Toni Chiri, a public affairs specialist at the National Nuclear Security Administration’s Los Alamos field office, wrote in an email that “most of the proposed new transmission line would encompass existing transmission corridors or roads, minimizing impacts to the landscape” and that “there would be no impacts to private property or tribal lands.”

But some environmentalists, civil society groups and indigenous rights advocates argue otherwise: maintaining them would damage culturally and ecologically important land.

“The proposed … project will cut a massive new electrical corridor through the heart of the Caja del Rio and create a new swath of destruction through undeveloped parts of the Caja, including the Caja del Rio Cultural and Wildlife Special Management Area (the Santa Fe National Forest),” the letter states. “Heavy trucks and machinery from this project will threaten western burrowing owls, pinyon jays, the Tesuque elk herd, and other sensitive wildlife species.”

The U.S. Department of Energy, National Nuclear Safety Administration, Forest Service and Bureau of Land Management were all involved in planning the route and mitigating impacts.
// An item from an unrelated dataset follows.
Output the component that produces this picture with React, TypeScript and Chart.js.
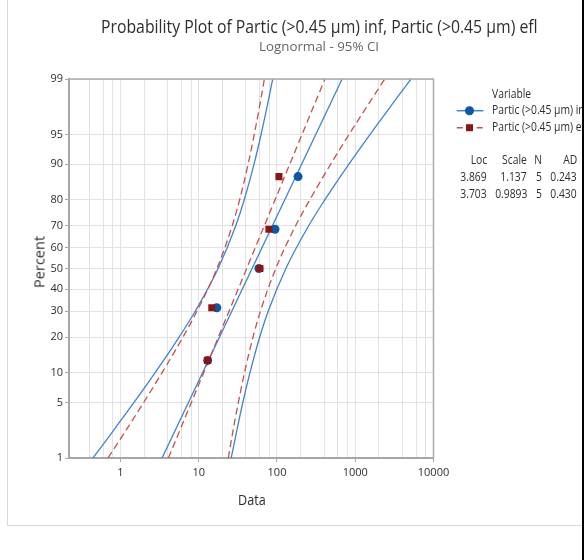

The Energy Department released a 207-page draft environmental impact assessment of the project in November.

The Caja del Rio coalition said it had collected 23,215 public comments against the planned transmission line.

“There have been several intensive public engagements, beginning with the public planning for the EA in May 2021. We have paid particular attention to engaging local pueblos. We value the input we received through these processes and have adapted our approach accordingly,” Chiri wrote.

“Los Alamos National Laboratory is home to world-class supercomputers and other advanced technologies that enable the laboratory’s national security mission and advance cutting-edge scientific research,” Chiri continued.

According to the LANL website, the Department of Energy and NNSA, along with several other agencies, are preparing a final environmental impact assessment, which will include public comment.

“NNSA’s review of the final environmental impact assessment is ongoing. When the review is complete, NNSA will announce its decision in early 2025 whether to issue a finding of no significant environmental impact or prepare an environmental impact statement,” Chiri wrote. “We will consider objections raised during the Forest Service’s appeal period in making our decision.”

The coalition’s letter was signed by three local officials: Santa Fe County Commissioners Anna Hansen and Hank Hughes, and former Santa Fe City Councilman Carmichael Dominguez. At a town hall meeting at the Hilton Santa Fe Buffalo Thunder in July, Hansen called the proposal “unworkable.”

Numerous speakers at the town hall sharply criticized the proposal for the power line and received great applause. Several dozen people also spoke out against the project at a public meeting in January.

“It’s a little disappointing to hear just silence after the town hall meeting,” DeVore said. “We didn’t receive an immediate response from the NNSA regarding the required environmental impact assessment.”